Birmingham-based chocolate maker releases an official defence document today to explain to its shareholders its rejection of a hostile bid from the giant US food firm Kraft.
The document says Kraft’s £9.8bn bid for the Birmingham-based chocolate maker “substantially undervalues” the company after a successful year of growth in all of its key markets
“Cadbury is an exceptional business worth much more than the offer put forward by Kraft,” said Cadbury chairman Roger Carr within the note. “It is clear to all that Cadbury is a particularly attractive asset in the sector with iconic brands, a sharp category focus and an enviable geographic footprint.
“We believe our shareholders should have the opportunity to reap the full rewards of the investment that has already been made in creating a platform for future improved revenue growth, enhanced profitability and high cash returns.”
The note included a trading and guidance update for 2009 and also set out some long term targets as part of its Vision into Action growth plan.
The targets relate to the next four years and include organic revenue growth of 5-7 per cent per year, improved margins of 16-18% by 2013, 80-90% operating cash conversion from 201o, and double digit growth in dividends per share from 2010 onwards.
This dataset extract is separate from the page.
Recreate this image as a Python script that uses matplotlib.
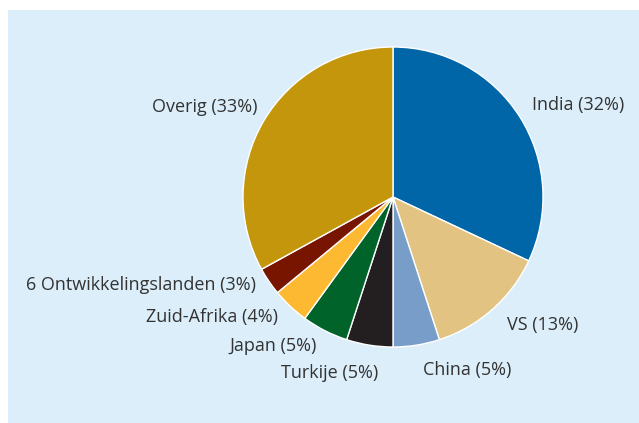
import matplotlib
matplotlib.use('Agg')
import matplotlib.pyplot as plt

landen = ['India', 'VS', 'China', 'Turkije', 'Japan', 'Zuid-Afrika',
          '6 Ontwikkelingslanden', 'Overig']
aandeel = [32, 13, 5, 5, 5, 4, 3, 33]
kleuren = ['#0066a8', '#e2c382', '#779dc8', '#231f20', '#00632a',
           '#fdb932', '#781500', '#c4960b']

labels = ['%s (%d%%)' % (l, a) for l, a in zip(landen, aandeel)]

# label anchor points (data units, pie radius = 1)
label_pos = [(0.93, 0.61), (0.76, -0.85), (0.20, -1.15), (-0.10, -1.17),
             (-0.51, -0.99), (-0.77, -0.80), (-0.91, -0.59), (-0.90, 0.60)]

plt.rcParams['font.family'] = ['Open Sans', 'DejaVu Sans']

fig = plt.figure(figsize=(6.39, 4.23), dpi=100)
fig.patch.set_facecolor('white')
ax = fig.add_axes([8/639, 0, 631/639, 413/423])

wedges, texts = ax.pie(aandeel, labels=labels, colors=kleuren,
                       startangle=90, counterclock=False,
                       labeldistance=1.1, frame=True,
                       wedgeprops=dict(edgecolor='white', linewidth=1.0),
                       textprops=dict(color='#333333', fontsize=13))

for t, p in zip(texts, label_pos):
    t.set_position(p)
    t.set_va('center')

ax.set_facecolor('#dbeefa')
ax.set_aspect('auto')
ax.set_xlim(-385/150, 246/150)
ax.set_ylim(-226/150, 187/150)
ax.set_xticks([])
ax.set_yticks([])
for s in ax.spines.values():
    s.set_visible(False)

fig.savefig('out.png', dpi=100)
As for its performance this year, Cadbury says it has had “continued growth in Chocolate, further improvements in Gum and excellent growth in Candy” as it reiterated its expectations of 4-6 per cent growth for this year. It says Kraft’s bid fails to recognise this success.
Cadbury pointed particularly to “strong momentum” in its emerging markets, led by India, Middle East and Africa and South America, while the market share for chocolate in the UK and gum in the US continue to grow impressively.
“Kraft is trying to buy Cadbury on the cheap to provide much needed growth to their unattractive low-growth conglomerate business model,” added Carr in his warning to the shareholders. “Don’t let Kraft steal your company with its derisory offer.”